For many people in the genealogy community, their personal Facebook profile is where everything started.
It was originally created to stay connected with family, share life updates, and keep up with friends. At the time, few people imagined it would eventually become a place where researchers ask historical questions, share discoveries, or reconnect with distant cousins.
Yet that is exactly what has happened.
Today, personal profiles are often the first place genealogists begin building connections within the online research community.
That may surprise some people who assume genealogy conversations belong only in groups or on society pages. Those spaces are certainly important, but relationships in genealogy often begin with individuals, and individuals exist on personal profiles.
A profile is your identity on Facebook. It represents you as a person rather than an organization. This distinction matters because genealogy is deeply relational. Researchers collaborate. They exchange ideas. They offer suggestions and encouragement. Over time, names become familiar and trust begins to develop.
When someone consistently participates in genealogy discussions, answers questions, or shares thoughtful insights, other researchers begin to recognize them. That recognition can lead to research partnerships, speaking invitations, and sometimes even professional opportunities.
For family historians, a personal profile can also become a place to share pieces of their research journey. Posting an old photograph, reflecting on a newly discovered record, or sharing the story of an ancestor invites conversation. Often those conversations lead to new clues or unexpected connections with relatives who may be following quietly.

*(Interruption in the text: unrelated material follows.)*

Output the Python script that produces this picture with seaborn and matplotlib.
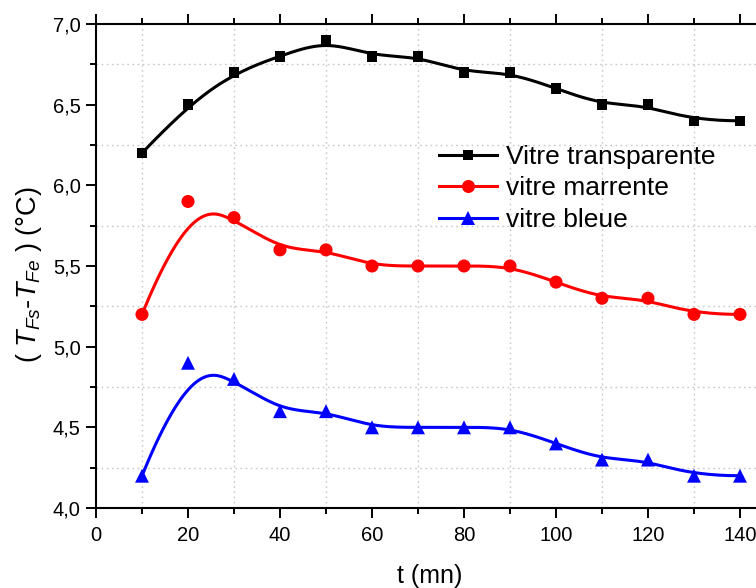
import numpy as np
import pandas as pd
import matplotlib
matplotlib.use("Agg")
import matplotlib.pyplot as plt
from matplotlib.lines import Line2D
from matplotlib.ticker import MultipleLocator, FuncFormatter
import seaborn as sns

# Measurements
t_mn = [10, 20, 30, 40, 50, 60, 70, 80, 90, 100, 110, 120, 130, 140]
transparente = [6.2, 6.5, 6.7, 6.8, 6.9, 6.8, 6.8, 6.7, 6.7, 6.6, 6.5, 6.5, 6.4, 6.4]
marrente = [5.2, 5.9, 5.8, 5.6, 5.6, 5.5, 5.5, 5.5, 5.5, 5.4, 5.3, 5.3, 5.2, 5.2]
bleue = [4.2, 4.9, 4.8, 4.6, 4.6, 4.5, 4.5, 4.5, 4.5, 4.4, 4.3, 4.3, 4.2, 4.2]

series_names = ["Vitre transparente", "vitre marrente", "vitre bleue"]
series_values = [transparente, marrente, bleue]
colors = ["#000000", "#ff0000", "#0000ff"]
markers = ["s", "o", "^"]
marker_sizes = [7.6, 9.4, 10.0]  # points


def bspline(ctrl_x, ctrl_y, k=3, n_eval=400):
    """Clamped uniform B-spline using the data points as control points."""
    P = np.column_stack([ctrl_x, ctrl_y]).astype(float)
    n = len(P)
    inner = np.arange(1, n - k)
    knots = np.concatenate([np.zeros(k + 1), inner, np.full(k + 1, n - k)]).astype(float)
    u = np.linspace(0, n - k, n_eval)
    u[-1] -= 1e-9
    # Cox-de Boor recursion
    N = np.zeros((n_eval, len(knots) - 1))
    for i in range(len(knots) - 1):
        N[:, i] = (u >= knots[i]) & (u < knots[i + 1])
    for d in range(1, k + 1):
        Nn = np.zeros((n_eval, len(knots) - 1 - d))
        for i in range(len(knots) - 1 - d):
            a = knots[i + d] - knots[i]
            b = knots[i + d + 1] - knots[i + 1]
            left = (u - knots[i]) / a * N[:, i] if a > 0 else 0
            right = (knots[i + d + 1] - u) / b * N[:, i + 1] if b > 0 else 0
            Nn[:, i] = left + right
        N = Nn
    C = N @ P
    return C[:, 0], C[:, 1]


plt.rcParams["font.family"] = ["Liberation Sans", "DejaVu Sans"]
plt.rcParams["mathtext.fontset"] = "custom"
plt.rcParams["mathtext.rm"] = "Liberation Sans"
plt.rcParams["mathtext.it"] = "Liberation Sans:italic"

fig = plt.figure(figsize=(7.56, 5.88), dpi=100)
ax = fig.add_axes([96 / 756, 80 / 588, 667 / 756, 484 / 588])

LW = 2.2
for name, vals, c, m, ms in zip(series_names, series_values, colors, markers, marker_sizes):
    cx, cy = bspline(t_mn, vals)
    curve = pd.DataFrame({"t": cx, "v": cy})
    sns.lineplot(data=curve, x="t", y="v", sort=False, color=c, lw=LW, ax=ax,
                 legend=False, zorder=3)
    pts = pd.DataFrame({"t": t_mn, "v": vals})
    sns.scatterplot(data=pts, x="t", y="v", marker=m, s=ms ** 2, color=c,
                    edgecolor="none", linewidth=0, ax=ax, legend=False, zorder=4)

ax.set_xlim(0, 145)
ax.set_ylim(4.0, 7.0)
ax.xaxis.set_major_locator(MultipleLocator(20))
ax.xaxis.set_minor_locator(MultipleLocator(10))
ax.yaxis.set_major_locator(MultipleLocator(0.5))
ax.yaxis.set_minor_locator(MultipleLocator(0.25))
ax.yaxis.set_major_formatter(FuncFormatter(lambda v, p: f"{v:.1f}".replace(".", ",")))

ax.grid(False)
ax.grid(which="minor", color="#c8c8c8", linestyle=(0, (1.2, 2.5)), linewidth=1.0)
ax.set_axisbelow(True)

for s in ax.spines.values():
    s.set_linewidth(1.5)
    s.set_color("black")

ax.tick_params(which="major", direction="out", length=7, width=1.4, labelsize=14.5,
               top=True, colors="black")
ax.tick_params(axis="x", which="major", pad=6)
ax.tick_params(axis="y", which="major", pad=4)
ax.tick_params(which="minor", direction="out", length=4, width=1.4, top=True)
ax.tick_params(axis="x", which="both", labeltop=False)

ax.set_xlabel("t (mn)", fontsize=18, labelpad=14)
ax.set_ylabel(r"( $T_{Fs}$-$T_{Fe}$ ) (°C)", fontsize=19.5)
ax.yaxis.set_label_coords(-0.078, 0.482)

handles = [Line2D([], [], color=c, lw=LW, marker=m, markersize=ms,
                  markeredgewidth=0)
           for c, m, ms in zip(colors, markers, marker_sizes)]
fig.legend(handles, series_names, loc="upper left",
           bbox_to_anchor=(439 / 756, 1 - 145 / 588), frameon=False, fontsize=19,
           borderpad=0, borderaxespad=0, handlelength=2.2, handletextpad=0.35,
           labelspacing=0.28)

fig.savefig("out.png", dpi=100)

For professional genealogists, personal profiles can serve a slightly different but equally valuable role. While business promotion should generally take place on a professional page, a personal profile still allows professionals to participate in discussions, demonstrate their expertise, and build trust through meaningful interaction.
Historical and genealogical society leaders also benefit from thoughtful participation on their personal profiles. When board members engage with posts, comment on society updates, or share upcoming events, they help expand the organization’s visibility in a natural and authentic way.
Of course, personal profiles also require thoughtful boundaries. Facebook provides privacy settings that allow users to control who can see certain posts. Many genealogists choose to keep family updates visible only to friends while making genealogy-related content public so it can reach a wider community.
Understanding these settings allows people to maintain both personal privacy and professional visibility at the same time.
Another feature many genealogists are beginning to explore is Professional Mode. This optional setting allows a personal profile to gain followers beyond a friend list and provides access to the Professional Dashboard, where insights and engagement metrics can be viewed. For those who write, speak, or share educational genealogy content, this can be a helpful way to expand reach while still operating from a personal profile.
At its core, though, the purpose of a personal profile remains simple.
It is where relationships begin.
Before someone joins your group, attends your event, or hires your services, they often encounter you first as a person participating in conversation. They see how you interact with others, how you contribute to discussions, and how you share your knowledge.
In genealogy, trust is built through those interactions.
A personal profile is not just a place for updates. It is the starting point for connection.
And connection has always been the heart of family history research.